There was no program before I got here. The first year, we had 49 kids and it was hard. There wasn’t a uniform policy back then so when they came to school and wore the uniform, everybody picked on them. Back then, I had them wear it all day. I told them that they had to make a presence. Wear the uniform, and ignore them. But it was hard because words hurt. I told them, ignore them and it will subside. But (the program) grew, and people started to respect them. This year, we made it a requirement to make the students wear the uniform all day whenever I see them for class.

Why is there such a large JROTC presence here?

I think it’s because we have a close community of family. A lot of them are nieces, nephews, sons and daughters of former members of the JROTC.

This might sound like an obvious question, but how important is it to have a program like JROTC?

When I got here, there was NHS, LEO and other service-based organizations and we wanted to blend right in. So anything that anybody asked, we would do. And now, we’re the only organization that people go to if they want help because our members are in LEO, in NHS and in INTERACT so in essence, they can come to us to get anything done and the other service organizations don’t really have many service activities because we have such a large body.
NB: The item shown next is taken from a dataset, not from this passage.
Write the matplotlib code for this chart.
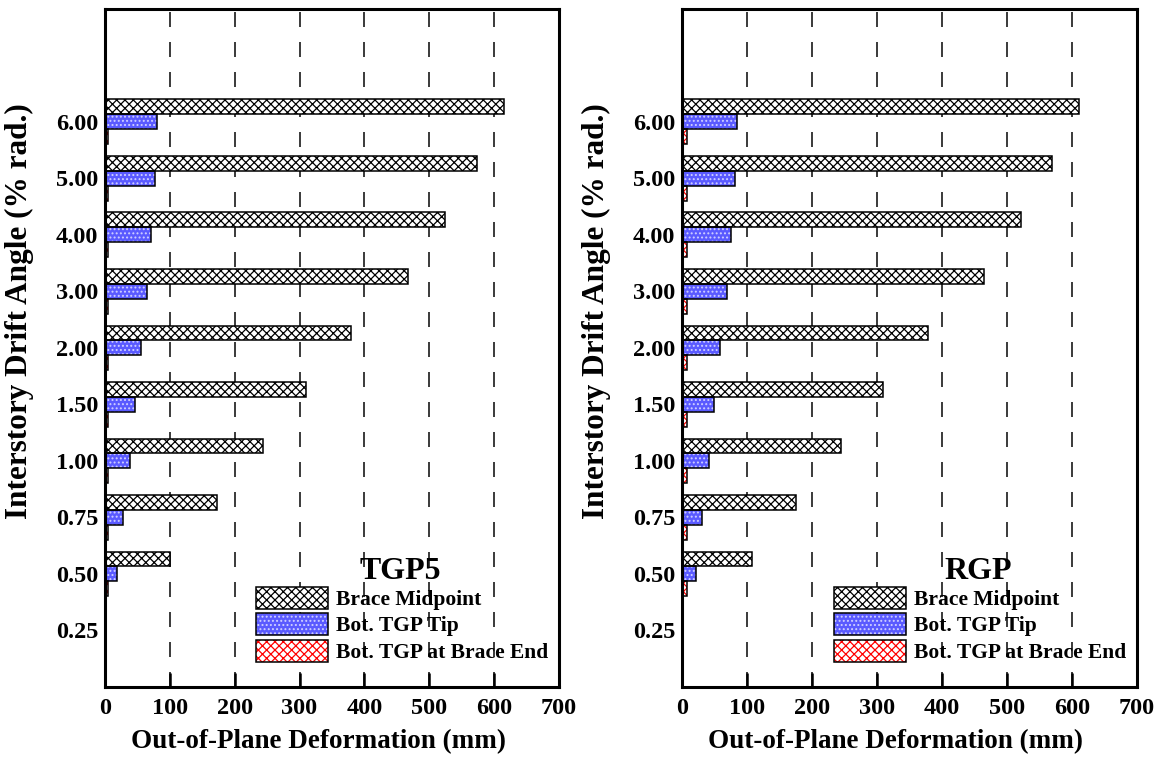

But not everybody in the 163 participate all the time; we have a very strong 30 that do everything.

How do students react when they advance from middle school to high school and enroll in JROTC, in terms of developing as a disciplined student?

The students like it here. Sometimes we’re here as early as 6:30 a.m. and as late as 7 p.m. Sometimes when I get here at 6:45 in the morning, there’s already students waiting here at the door. A lot of these cadets have both parents working and they don’t want to be home alone. So it’s a good opportunity to work with friends and in that aspect, they’d rather work. It gives them camaraderie.

We can’t discipline them anymore than a regular teacher can. They’re self-motivators. So parents who say that they want their kid to join JROTC to get discipline, I can’t force anything. So we give themselves discipline and they discipline themselves watching other members of the group and how they carry themselves. It’s a mentorship program and a leadership program so when they advance to leadership positions, they inspire others to follow them.